Algemeen Nederlands Woordenboek (2009-heden)

Gepubliceerd op 29-10-2020

lijfeigene

betekenis & definitie

Het begrip lijfeigene heeft 4 verschillende betekenissen:

1) iemand die toebehoort aan een ander; slaaf.
iemand die toebehoort aan een ander; iemand die niet in vrijheid leeft, maar toebehoort aan een meester en zich naar diens wil moet schikken; slaaf.
Letterlijk: iemand die met het lijf, het lichaam, toebehoort aan een meester.

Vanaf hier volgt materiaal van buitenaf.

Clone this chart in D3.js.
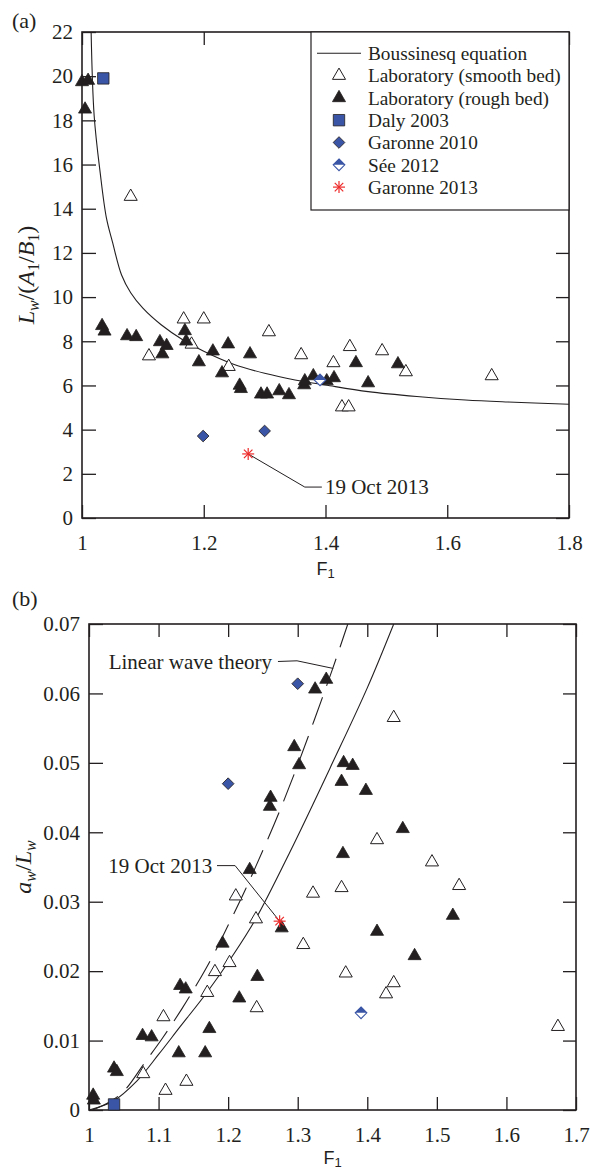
<!DOCTYPE html>
<html>
<head>
<meta charset="utf-8">
<script src="https://cdn.jsdelivr.net/npm/d3@7"></script>
<style>
  body { margin: 0; background: #fff; }
  text { font-family: "Liberation Serif", "Times New Roman", serif; fill: #231f20; }
  text.sans { font-family: "Liberation Sans", Arial, sans-serif; }
</style>
</head>
<body>
<svg id="fig" width="590" height="1172"></svg>
<script>
// ---------- panel (a): F1 vs Lw/(A1/B1) ----------
const smoothA = [
  [1.080, 14.55], [1.110, 7.33], [1.167, 9.00], [1.180, 7.86], [1.200, 9.00],
  [1.241, 6.85], [1.307, 8.42], [1.360, 7.38], [1.413, 7.02], [1.440, 7.75],
  [1.493, 7.56], [1.532, 6.61], [1.427, 5.02], [1.438, 5.02], [1.673, 6.43]
];
const roughA = [
  [1.000, 19.74], [1.010, 19.80], [1.005, 18.50], [1.033, 8.70], [1.037, 8.45],
  [1.074, 8.24], [1.089, 8.20], [1.128, 7.97], [1.132, 7.42], [1.139, 7.80],
  [1.169, 8.47], [1.171, 8.00], [1.192, 7.06], [1.215, 7.55], [1.230, 6.56],
  [1.240, 7.87], [1.259, 6.00], [1.261, 5.85], [1.276, 7.42], [1.294, 5.60],
  [1.304, 5.60], [1.324, 5.75], [1.340, 5.57], [1.365, 6.02], [1.366, 6.20],
  [1.380, 6.43], [1.402, 6.20], [1.414, 6.34], [1.450, 7.02], [1.470, 6.11],
  [1.519, 6.97]
];
const dalyA = [[1.035, 19.9]];
const garonne2010A = [[1.199, 3.71], [1.300, 3.94]];
const see2012A = [[1.391, 6.25]];
const garonne2013A = [[1.273, 2.90]];
const boussinesqA = [
  [1.015, 22.0], [1.020, 18.2], [1.030, 15.6], [1.040, 13.6], [1.050, 12.5],
  [1.065, 11.0], [1.080, 10.2], [1.100, 9.5], [1.130, 8.75], [1.166, 8.06],
  [1.200, 7.55], [1.250, 6.95], [1.300, 6.55], [1.350, 6.25], [1.400, 6.02],
  [1.470, 5.72], [1.550, 5.50], [1.630, 5.34], [1.700, 5.25], [1.800, 5.15]
];
const xTicksA = [1, 1.2, 1.4, 1.6, 1.8];
const xLabelsA = ["1", "1.2", "1.4", "1.6", "1.8"];
const yTicksA = [0, 2, 4, 6, 8, 10, 12, 14, 16, 18, 20, 22];
const yLabelsA = ["0", "2", "4", "6", "8", "10", "12", "14", "16", "18", "20", "22"];

// ---------- panel (b): F1 vs aw/Lw ----------
const smoothB = [
  [1.438, 0.0565], [1.414, 0.0389], [1.493, 0.0357], [1.532, 0.0323], [1.363, 0.0320],
  [1.322, 0.0312], [1.308, 0.0238], [1.369, 0.0197], [1.438, 0.0183], [1.427, 0.0167],
  [1.674, 0.0120], [1.211, 0.0308], [1.240, 0.0275], [1.202, 0.0212], [1.181, 0.0199],
  [1.170, 0.0169], [1.241, 0.0147], [1.107, 0.0134], [1.078, 0.0052], [1.140, 0.0041],
  [1.110, 0.0028]
];
const roughB = [
  [1.341, 0.0620], [1.325, 0.0606], [1.295, 0.0523], [1.302, 0.0497], [1.261, 0.0450],
  [1.260, 0.0437], [1.366, 0.0500], [1.379, 0.0496], [1.363, 0.0473], [1.398, 0.0460],
  [1.451, 0.0405], [1.365, 0.0369], [1.231, 0.0346], [1.523, 0.0280], [1.277, 0.0262],
  [1.414, 0.0257], [1.192, 0.0240], [1.468, 0.0222], [1.242, 0.0192], [1.131, 0.0179],
  [1.139, 0.0174], [1.216, 0.0161], [1.173, 0.0117], [1.077, 0.0107], [1.090, 0.0105],
  [1.129, 0.0082], [1.167, 0.0082], [1.036, 0.0060], [1.040, 0.0055], [1.006, 0.0021],
  [1.007, 0.0014]
];
const dalyB = [[1.036, 0.0008]];
const garonne2010B = [[1.200, 0.0470], [1.300, 0.0614]];
const see2012B = [[1.391, 0.0140]];
const garonne2013B = [[1.274, 0.0272]];
const linearWaveB = [
  [1.005, 0.0000], [1.030, 0.0012], [1.050, 0.0027], [1.080, 0.0068], [1.106, 0.0104],
  [1.133, 0.0145], [1.155, 0.0181], [1.177, 0.0220], [1.200, 0.0266], [1.225, 0.0318],
  [1.250, 0.0374], [1.275, 0.0433], [1.300, 0.0497], [1.325, 0.0565], [1.350, 0.0635],
  [1.372, 0.0700]
];
const solidCurveB = [
  [1.000, 0.0000], [1.035, 0.0013], [1.069, 0.0042], [1.100, 0.0080], [1.131, 0.0120],
  [1.170, 0.0170], [1.205, 0.0220], [1.239, 0.0274], [1.289, 0.0372], [1.350, 0.0500],
  [1.400, 0.0608], [1.438, 0.0700]
];
const xTicksB = [1, 1.1, 1.2, 1.3, 1.4, 1.5, 1.6, 1.7];
const xLabelsB = ["1", "1.1", "1.2", "1.3", "1.4", "1.5", "1.6", "1.7"];
const yTicksB = [0, 0.01, 0.02, 0.03, 0.04, 0.05, 0.06, 0.07];
const yLabelsB = ["0", "0.01", "0.02", "0.03", "0.04", "0.05", "0.06", "0.07"];

const legendItems = [
  "Boussinesq equation", "Laboratory (smooth bed)", "Laboratory (rough bed)",
  "Daly 2003", "Garonne 2010", "Sée 2012", "Garonne 2013"
];

const ink = "#231f20";
const blue = "#3a55a5";
const red = "#ee2b2b";

const svg = d3.select("#fig");

const triSym = d3.symbol().type(d3.symbolTriangle).size(74)();
const sqSym = d3.symbol().type(d3.symbolSquare).size(130)();
const diaSym = d3.symbol().type(d3.symbolSquare).size(68)();

function translate(x, y) {
  return "translate(" + x + "," + y + ")";
}

function drawMarker(g, kind, px, py) {
  const m = g.append("g").attr("transform", translate(px, py));
  if (kind === "open") {
    m.append("path").attr("d", triSym).attr("fill", "#fff").attr("stroke", ink).attr("stroke-width", 1);
  } else if (kind === "filled") {
    m.append("path").attr("d", triSym).attr("fill", ink).attr("stroke", ink).attr("stroke-width", 0.8);
  } else if (kind === "square") {
    m.append("path").attr("d", sqSym).attr("fill", blue).attr("stroke", ink).attr("stroke-width", 0.8);
  } else if (kind === "diamond") {
    m.append("path").attr("d", diaSym).attr("transform", "rotate(45)")
      .attr("fill", blue).attr("stroke", ink).attr("stroke-width", 0.8);
  } else if (kind === "half") {
    const r = 5.8;
    m.append("path").attr("d", `M0,${-r}L${r},0L0,${r}L${-r},0Z`)
      .attr("fill", "#fff").attr("stroke", blue).attr("stroke-width", 1.1);
    m.append("path").attr("d", `M0,${-r}L${r},0L${-r},0Z`).attr("fill", blue);
  } else if (kind === "star") {
    const r = 6;
    [0, 45, 90, 135].forEach(a => {
      const rad = a * Math.PI / 180;
      m.append("line")
        .attr("x1", -r * Math.cos(rad)).attr("y1", -r * Math.sin(rad))
        .attr("x2", r * Math.cos(rad)).attr("y2", r * Math.sin(rad))
        .attr("stroke", red).attr("stroke-width", 1.2);
    });
  }
}

function drawPanel(opt) {
  const x = d3.scaleLinear().domain(opt.xDomain).range([opt.left, opt.right]);
  const y = d3.scaleLinear().domain(opt.yDomain).range([opt.bottom, opt.top]);
  const g = svg.append("g");

  g.append("clipPath").attr("id", opt.id + "-clip")
    .append("rect")
    .attr("x", opt.left).attr("y", opt.top)
    .attr("width", opt.right - opt.left).attr("height", opt.bottom - opt.top);

  const styleAxis = sel => {
    sel.select(".domain").remove();
    sel.selectAll(".tick line").attr("stroke", ink).attr("stroke-width", 1.3);
    sel.selectAll(".tick text").attr("font-size", 21);
  };

  g.append("g").attr("transform", translate(0, opt.bottom))
    .call(d3.axisBottom(x).tickValues(opt.xTicks).tickFormat((d, i) => opt.xLabels[i])
      .tickSizeInner(-13).tickSizeOuter(0).tickPadding(17))
    .call(styleAxis);
  g.append("g").attr("transform", translate(0, opt.top))
    .call(d3.axisTop(x).tickValues(opt.xTicks).tickFormat("").tickSizeInner(-13).tickSizeOuter(0))
    .call(styleAxis);
  g.append("g").attr("transform", translate(opt.left, 0))
    .call(d3.axisLeft(y).tickValues(opt.yTicks).tickFormat((d, i) => opt.yLabels[i])
      .tickSizeInner(-14).tickSizeOuter(0).tickPadding(9))
    .call(styleAxis);
  g.append("g").attr("transform", translate(opt.right, 0))
    .call(d3.axisRight(y).tickValues(opt.yTicks).tickFormat("").tickSizeInner(-13).tickSizeOuter(0))
    .call(styleAxis);

  g.append("rect")
    .attr("x", opt.left).attr("y", opt.top)
    .attr("width", opt.right - opt.left).attr("height", opt.bottom - opt.top)
    .attr("fill", "none").attr("stroke", ink).attr("stroke-width", 1.6);

  const line = d3.line().x(d => x(d[0])).y(d => y(d[1])).curve(d3.curveCatmullRom.alpha(0.5));
  const lines = g.append("g").attr("clip-path", `url(#${opt.id}-clip)`);
  opt.curves.forEach(c => {
    lines.append("path").attr("d", line(c.data))
      .attr("fill", "none").attr("stroke", ink).attr("stroke-width", 1.1)
      .attr("stroke-dasharray", c.dash || null);
  });

  // annotation leaders
  opt.notes.forEach(n => {
    g.append("path")
      .attr("d", d3.line().x(d => x(d[0])).y(d => y(d[1]))(n.path))
      .attr("fill", "none").attr("stroke", ink).attr("stroke-width", 1);
    g.append("text")
      .attr("x", x(n.at[0])).attr("y", y(n.at[1])).attr("dy", "0.35em")
      .attr("text-anchor", n.anchor).attr("font-size", 21)
      .text(n.text);
  });

  const marks = g.append("g");
  opt.series.forEach(s => {
    s.data.forEach(d => drawMarker(marks, s.kind, x(d[0]), y(d[1])));
  });

  // panel letter
  svg.append("text").attr("x", 12).attr("y", opt.letterY).attr("font-size", 22).text(opt.letter);

  // x label F1
  const xl = svg.append("text").attr("class", "sans")
    .attr("x", (opt.left + opt.right) / 2).attr("y", opt.xLabelY)
    .attr("text-anchor", "middle").attr("font-size", 18);
  xl.append("tspan").text("F");
  xl.append("tspan").attr("dy", 3).attr("font-size", 13).text("1");

  // y label
  const yl = svg.append("text")
    .attr("transform", translate(opt.yLabelX, (opt.top + opt.bottom) / 2) + " rotate(-90)")
    .attr("text-anchor", "middle").attr("font-size", 24);
  let sub = false;
  opt.yLabel.forEach(p => {
    const t = yl.append("tspan").text(p.t);
    if (p.i) t.attr("font-style", "italic");
    if (p.s) t.attr("font-size", 16);
    if (p.s && !sub) { t.attr("dy", 5); sub = true; }
    else if (!p.s && sub) { t.attr("dy", -5); sub = false; }
  });

  return { x, y };
}

drawPanel({
  id: "a", letter: "(a)", letterY: 28,
  left: 82, right: 569, top: 32, bottom: 518,
  xDomain: [1, 1.8], yDomain: [0, 22],
  xTicks: xTicksA, xLabels: xLabelsA, yTicks: yTicksA, yLabels: yLabelsA,
  xLabelY: 575, yLabelX: 34,
  yLabel: [
    { t: "L", i: true }, { t: "w", i: true, s: true }, { t: "/(" }, { t: "A", i: true },
    { t: "1", s: true }, { t: "/" }, { t: "B", i: true }, { t: "1", s: true }, { t: ")" }
  ],
  curves: [{ data: boussinesqA }],
  notes: [{
    path: [[1.273, 2.90], [1.366, 1.40], [1.394, 1.40]],
    at: [1.399, 1.40], anchor: "start", text: "19 Oct 2013"
  }],
  series: [
    { kind: "open", data: smoothA }, { kind: "filled", data: roughA },
    { kind: "square", data: dalyA }, { kind: "diamond", data: garonne2010A },
    { kind: "half", data: see2012A }, { kind: "star", data: garonne2013A }
  ]
});

drawPanel({
  id: "b", letter: "(b)", letterY: 606,
  left: 89, right: 576, top: 624, bottom: 1110,
  xDomain: [1, 1.7], yDomain: [0, 0.07],
  xTicks: xTicksB, xLabels: xLabelsB, yTicks: yTicksB, yLabels: yLabelsB,
  xLabelY: 1164, yLabelX: 31,
  yLabel: [
    { t: "a", i: true }, { t: "w", i: true, s: true }, { t: "/" },
    { t: "L", i: true }, { t: "w", i: true, s: true }
  ],
  curves: [{ data: solidCurveB }, { data: linearWaveB, dash: "29,12" }],
  notes: [
    {
      path: [[1.2716, 0.0646], [1.299, 0.0647], [1.351, 0.0636]],
      at: [1.263, 0.0646], anchor: "end", text: "Linear wave theory"
    },
    {
      path: [[1.184, 0.0352], [1.210, 0.0352], [1.274, 0.0272]],
      at: [1.177, 0.0352], anchor: "end", text: "19 Oct 2013"
    }
  ],
  series: [
    { kind: "open", data: smoothB }, { kind: "filled", data: roughB },
    { kind: "square", data: dalyB }, { kind: "diamond", data: garonne2010B },
    { kind: "half", data: see2012B }, { kind: "star", data: garonne2013B }
  ]
});

// legend for panel (a)
const legend = svg.append("g").attr("transform", translate(311, 32));
legend.append("rect").attr("width", 258).attr("height", 178)
  .attr("fill", "#fff").attr("stroke", ink).attr("stroke-width", 1.2);
const legendKinds = ["line", "open", "filled", "square", "diamond", "half", "star"];
legendItems.forEach((label, i) => {
  const cy = 21.3 + i * 22.3;
  if (legendKinds[i] === "line") {
    legend.append("line").attr("x1", 6).attr("x2", 50).attr("y1", cy).attr("y2", cy)
      .attr("stroke", ink).attr("stroke-width", 1.1);
  } else {
    drawMarker(legend, legendKinds[i], 28, cy);
  }
  legend.append("text").attr("x", 57).attr("y", cy).attr("dy", "0.35em")
    .attr("font-size", 19.3).text(label);
});
</script>
</body>
</html>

2) in het feodale stelsel: leenman; horige.
in het middeleeuwse, feodale leenstelsel: iemand die een leen, zoals een grondgebied, heeft ontvangen van een leenheer aan wie hij in ruil zekere prestaties en militaire bijstand is verschuldigd in een persoonlijke band van trouw; leenman; vazal; ook wel: boer die zich heeft onderworpen aan een machtige heer in ruil voor een deel van de oogst; horige.
Ook in toepassing op personen die in dienst van een abdij.

3) iemand die voor een landeigenaar moet werken.
in andere, modernere culturen, zoals de Russische en de Indiase: iemand die in dienst van een landeigenaar moet werken.

4) iemand die afhankelijk is van een ander.
persoon die geheel onderworpen is aan iemands macht en onderdanig volgens diens wil handelt; iemand die totaal afhankelijk is van iemand of iets; ondergeschikte, afhankelijke persoon; slippendrager.